I have vague memories of "creaming" from school cooking classes when I was about twelve, but obviously I had completely forgotten how much hard work this is.
Attempting to transform refrigerated butter (and sugar and syrup) into a light and fluffy mixture, is foolhardy without a cake mixer.
Attempting it with dodgy wrists is simply insane.
The resulting biscuit wasn't as pleasing as the ANZACs; I'm not sure if I worked the batter into sufficient fluffiness, but I am sure that I won't be making these again - not without a cake mixer anyway.
The recipe for gingernuts gets 2/10 for making my arm nearly drop off, and 5/10 for not tasting ginger-y enough.
I've typed in the recipe for ANZAC biscuits below:
1/2 C standard grade flour
1/2 C sugar
3/4 C coconut
3/4 C rolled oats
1 Tab golden syrup
1/2 teasp baking soda
2 Tab boiling water
Heat the oven to 180 degrees Celsius.
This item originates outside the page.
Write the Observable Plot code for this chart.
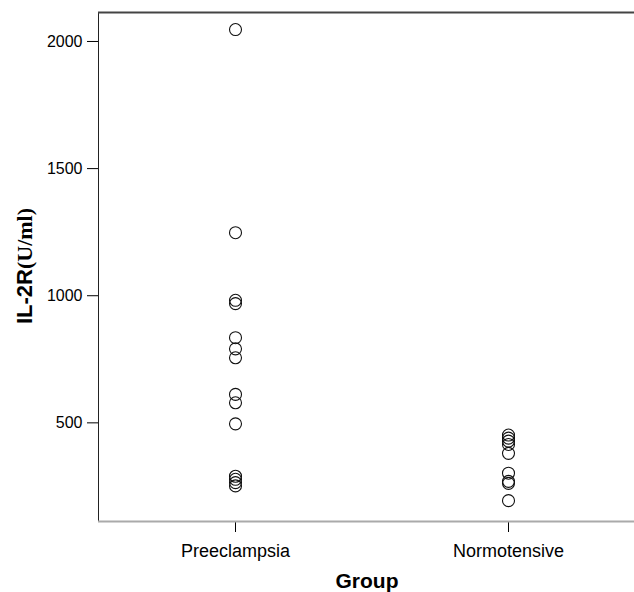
<!DOCTYPE html>
<html>
<head>
<meta charset="utf-8">
<script src="https://cdn.jsdelivr.net/npm/d3@7"></script>
<script src="https://cdn.jsdelivr.net/npm/@observablehq/plot@0.6"></script>
<style>
  html, body { margin: 0; padding: 0; background: #fff; }
  #chart { width: 634px; height: 592px; overflow: hidden; }
</style>
</head>
<body>
<div id="chart"></div>
<script>
const groups = ["Preeclampsia", "Normotensive"];
const preeclampsia = [2047, 1248, 982, 969, 835, 791, 756, 612, 579, 496, 290, 278, 265, 252];
const normotensive = [452, 440, 428, 415, 380, 302, 270, 262, 194];
const yTicks = [500, 1000, 1500, 2000];

const data = [
  ...preeclampsia.map(v => ({group: groups[0], value: v})),
  ...normotensive.map(v => ({group: groups[1], value: v}))
];

const yDomain = [112, 2114];

const plot = Plot.plot({
  width: 634,
  height: 592,
  marginLeft: 98,
  marginRight: -11,
  marginTop: 12,
  marginBottom: 71,
  style: {fontFamily: "Liberation Sans, Arial, sans-serif", background: "#fff", color: "#000"},
  x: {type: "point", domain: groups, padding: 0.5},
  y: {domain: yDomain},
  marks: [
    Plot.axisY({ticks: yTicks, tickSize: 11, tickPadding: 5, fontSize: 16, label: null, tickFormat: d => String(d)}),
    Plot.axisX({tickSize: 11, tickPadding: 12, fontSize: 18, label: null}),
    Plot.frame({stroke: "#222", strokeWidth: 1}),
    Plot.ruleY([yDomain[1]], {stroke: "#444", strokeWidth: 2}),
    Plot.ruleY([yDomain[0]], {stroke: "#aaa", strokeWidth: 2}),
    Plot.dot(data, {x: "group", y: "value", r: 6, stroke: "#111", strokeWidth: 1.1, fill: "none"})
  ]
});

const svg = d3.select(plot);
// y-axis title with mixed fonts
const yt = svg.append("text")
  .attr("transform", "translate(32,266) rotate(-90)")
  .attr("text-anchor", "middle")
  .attr("font-weight", "bold")
  .attr("font-size", 22)
  .attr("fill", "#000");
yt.append("tspan").attr("font-family", "Liberation Sans, Arial, sans-serif").text("IL-2R");
yt.append("tspan").attr("font-family", "Liberation Serif, Times New Roman, serif").text("(U/ml)");
// x-axis title
svg.append("text")
  .attr("x", 367)
  .attr("y", 588)
  .attr("text-anchor", "middle")
  .attr("font-weight", "bold")
  .attr("font-size", 21)
  .attr("font-family", "Liberation Sans, Arial, sans-serif")
  .attr("fill", "#000")
  .text("Group");

document.getElementById("chart").appendChild(plot);
</script>
</body>
</html>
Mix the flour, sugar, coconut and rolled oats. Melt butter and golden syrup. Dissolve baking soda in the boiling water and add to butter mixture. Stir butter mixture in the dry ingredients. Place level tablespoons of mixture 4-5 cm apart on cold oven trays. Flatten with a floured fork. Bake about 15 minutes or until golden (for me it took only 5 minutes). Makes 22.
* A reference to the Barbara Streisand movie, Yentl, in which Barbs dresses up as a boy in order to enrol into school. It's all very Mrs Doubtfire/Some Like it Hot, and a girl falls in love with Barbs-boy because he is so sensitive. There's a line in the movie where the lovelorn girl exclaims "You bake apples!".